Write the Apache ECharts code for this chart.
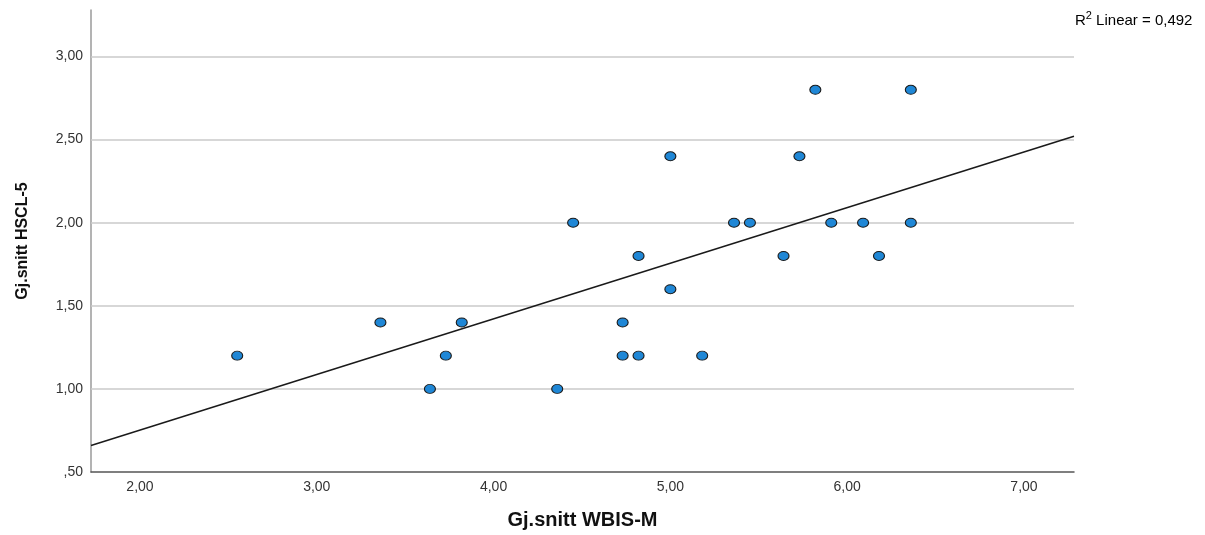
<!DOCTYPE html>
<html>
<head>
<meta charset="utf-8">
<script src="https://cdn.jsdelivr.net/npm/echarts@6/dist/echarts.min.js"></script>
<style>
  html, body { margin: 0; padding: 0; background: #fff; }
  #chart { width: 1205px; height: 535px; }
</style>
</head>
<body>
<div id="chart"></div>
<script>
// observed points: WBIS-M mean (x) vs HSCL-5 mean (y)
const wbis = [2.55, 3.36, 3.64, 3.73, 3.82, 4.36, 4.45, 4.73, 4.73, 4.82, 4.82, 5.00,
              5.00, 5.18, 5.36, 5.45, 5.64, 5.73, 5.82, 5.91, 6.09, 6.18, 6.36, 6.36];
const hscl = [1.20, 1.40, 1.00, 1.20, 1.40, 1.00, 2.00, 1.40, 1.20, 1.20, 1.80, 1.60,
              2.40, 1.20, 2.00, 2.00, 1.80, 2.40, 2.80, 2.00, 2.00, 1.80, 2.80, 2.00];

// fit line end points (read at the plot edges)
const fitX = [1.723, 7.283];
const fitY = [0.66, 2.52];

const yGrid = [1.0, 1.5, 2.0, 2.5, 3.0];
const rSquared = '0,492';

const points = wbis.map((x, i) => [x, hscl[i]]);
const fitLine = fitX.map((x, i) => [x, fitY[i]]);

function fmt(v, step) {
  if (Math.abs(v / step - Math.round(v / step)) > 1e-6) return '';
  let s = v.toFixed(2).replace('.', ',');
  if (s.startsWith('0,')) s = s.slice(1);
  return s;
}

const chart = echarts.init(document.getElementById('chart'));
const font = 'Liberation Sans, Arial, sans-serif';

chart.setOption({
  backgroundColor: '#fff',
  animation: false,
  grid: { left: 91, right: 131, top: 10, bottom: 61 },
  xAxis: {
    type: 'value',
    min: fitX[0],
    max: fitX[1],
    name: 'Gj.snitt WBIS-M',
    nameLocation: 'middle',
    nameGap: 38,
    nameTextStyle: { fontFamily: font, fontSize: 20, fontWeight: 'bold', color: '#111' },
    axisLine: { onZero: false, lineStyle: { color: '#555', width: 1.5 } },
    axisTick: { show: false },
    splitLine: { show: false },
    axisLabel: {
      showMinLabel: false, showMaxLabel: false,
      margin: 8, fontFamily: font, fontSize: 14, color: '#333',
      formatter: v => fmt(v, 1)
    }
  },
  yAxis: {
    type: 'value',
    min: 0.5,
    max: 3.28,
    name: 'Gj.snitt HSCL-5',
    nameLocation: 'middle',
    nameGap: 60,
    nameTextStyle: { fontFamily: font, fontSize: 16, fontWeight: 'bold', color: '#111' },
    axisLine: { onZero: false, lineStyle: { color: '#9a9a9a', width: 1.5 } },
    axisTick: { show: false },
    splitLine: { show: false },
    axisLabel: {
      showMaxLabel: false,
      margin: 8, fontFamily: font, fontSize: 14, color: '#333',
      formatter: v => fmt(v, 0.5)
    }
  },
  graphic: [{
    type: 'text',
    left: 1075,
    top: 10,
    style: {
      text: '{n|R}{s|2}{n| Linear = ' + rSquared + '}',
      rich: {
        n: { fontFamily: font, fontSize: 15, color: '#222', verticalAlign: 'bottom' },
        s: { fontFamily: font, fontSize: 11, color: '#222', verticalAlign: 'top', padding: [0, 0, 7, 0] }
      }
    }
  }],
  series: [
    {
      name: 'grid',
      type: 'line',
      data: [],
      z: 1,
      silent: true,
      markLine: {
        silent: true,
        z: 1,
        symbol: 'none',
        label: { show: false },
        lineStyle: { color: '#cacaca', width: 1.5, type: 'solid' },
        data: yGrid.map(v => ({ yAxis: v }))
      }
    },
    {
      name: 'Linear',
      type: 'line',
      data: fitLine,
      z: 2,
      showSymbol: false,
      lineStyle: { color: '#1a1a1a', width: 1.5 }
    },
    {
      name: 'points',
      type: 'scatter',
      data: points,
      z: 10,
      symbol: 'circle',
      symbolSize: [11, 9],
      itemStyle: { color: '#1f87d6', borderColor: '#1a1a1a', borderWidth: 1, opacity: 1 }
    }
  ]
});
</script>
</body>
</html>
# # # # #
» **DO THIS**
Each line of the data should be quoted exactly, with pictures left out.

» **WORKED ANSWER**
Write the Apache ECharts code for this chart.
<!DOCTYPE html>
<html>
<head>
<meta charset="utf-8">
<script src="https://cdn.jsdelivr.net/npm/echarts@6/dist/echarts.min.js"></script>
<style>
  html, body { margin: 0; padding: 0; background: #fff; }
  #chart { width: 1205px; height: 535px; }
</style>
</head>
<body>
<div id="chart"></div>
<script>
// observed points: WBIS-M mean (x) vs HSCL-5 mean (y)
const wbis = [2.55, 3.36, 3.64, 3.73, 3.82, 4.36, 4.45, 4.73, 4.73, 4.82, 4.82, 5.00,
              5.00, 5.18, 5.36, 5.45, 5.64, 5.73, 5.82, 5.91, 6.09, 6.18, 6.36, 6.36];
const hscl = [1.20, 1.40, 1.00, 1.20, 1.40, 1.00, 2.00, 1.40, 1.20, 1.20, 1.80, 1.60,
              2.40, 1.20, 2.00, 2.00, 1.80, 2.40, 2.80, 2.00, 2.00, 1.80, 2.80, 2.00];

// fit line end points (read at the plot edges)
const fitX = [1.723, 7.283];
const fitY = [0.66, 2.52];

const yGrid = [1.0, 1.5, 2.0, 2.5, 3.0];
const rSquared = '0,492';

const points = wbis.map((x, i) => [x, hscl[i]]);
const fitLine = fitX.map((x, i) => [x, fitY[i]]);

function fmt(v, step) {
  if (Math.abs(v / step - Math.round(v / step)) > 1e-6) return '';
  let s = v.toFixed(2).replace('.', ',');
  if (s.startsWith('0,')) s = s.slice(1);
  return s;
}

const chart = echarts.init(document.getElementById('chart'));
const font = 'Liberation Sans, Arial, sans-serif';

chart.setOption({
  backgroundColor: '#fff',
  animation: false,
  grid: { left: 91, right: 131, top: 10, bottom: 61 },
  xAxis: {
    type: 'value',
    min: fitX[0],
    max: fitX[1],
    name: 'Gj.snitt WBIS-M',
    nameLocation: 'middle',
    nameGap: 38,
    nameTextStyle: { fontFamily: font, fontSize: 20, fontWeight: 'bold', color: '#111' },
    axisLine: { onZero: false, lineStyle: { color: '#555', width: 1.5 } },
    axisTick: { show: false },
    splitLine: { show: false },
    axisLabel: {
      showMinLabel: false, showMaxLabel: false,
      margin: 8, fontFamily: font, fontSize: 14, color: '#333',
      formatter: v => fmt(v, 1)
    }
  },
  yAxis: {
    type: 'value',
    min: 0.5,
    max: 3.28,
    name: 'Gj.snitt HSCL-5',
    nameLocation: 'middle',
    nameGap: 60,
    nameTextStyle: { fontFamily: font, fontSize: 16, fontWeight: 'bold', color: '#111' },
    axisLine: { onZero: false, lineStyle: { color: '#9a9a9a', width: 1.5 } },
    axisTick: { show: false },
    splitLine: { show: false },
    axisLabel: {
      showMaxLabel: false,
      margin: 8, fontFamily: font, fontSize: 14, color: '#333',
      formatter: v => fmt(v, 0.5)
    }
  },
  graphic: [{
    type: 'text',
    left: 1075,
    top: 10,
    style: {
      text: '{n|R}{s|2}{n| Linear = ' + rSquared + '}',
      rich: {
        n: { fontFamily: font, fontSize: 15, color: '#222', verticalAlign: 'bottom' },
        s: { fontFamily: font, fontSize: 11, color: '#222', verticalAlign: 'top', padding: [0, 0, 7, 0] }
      }
    }
  }],
  series: [
    {
      name: 'grid',
      type: 'line',
      data: [],
      z: 1,
      silent: true,
      markLine: {
        silent: true,
        z: 1,
        symbol: 'none',
        label: { show: false },
        lineStyle: { color: '#cacaca', width: 1.5, type: 'solid' },
        data: yGrid.map(v => ({ yAxis: v }))
      }
    },
    {
      name: 'Linear',
      type: 'line',
      data: fitLine,
      z: 2,
      showSymbol: false,
      lineStyle: { color: '#1a1a1a', width: 1.5 }
    },
    {
      name: 'points',
      type: 'scatter',
      data: points,
      z: 10,
      symbol: 'circle',
      symbolSize: [11, 9],
      itemStyle: { color: '#1f87d6', borderColor: '#1a1a1a', borderWidth: 1, opacity: 1 }
    }
  ]
});
</script>
</body>
</html>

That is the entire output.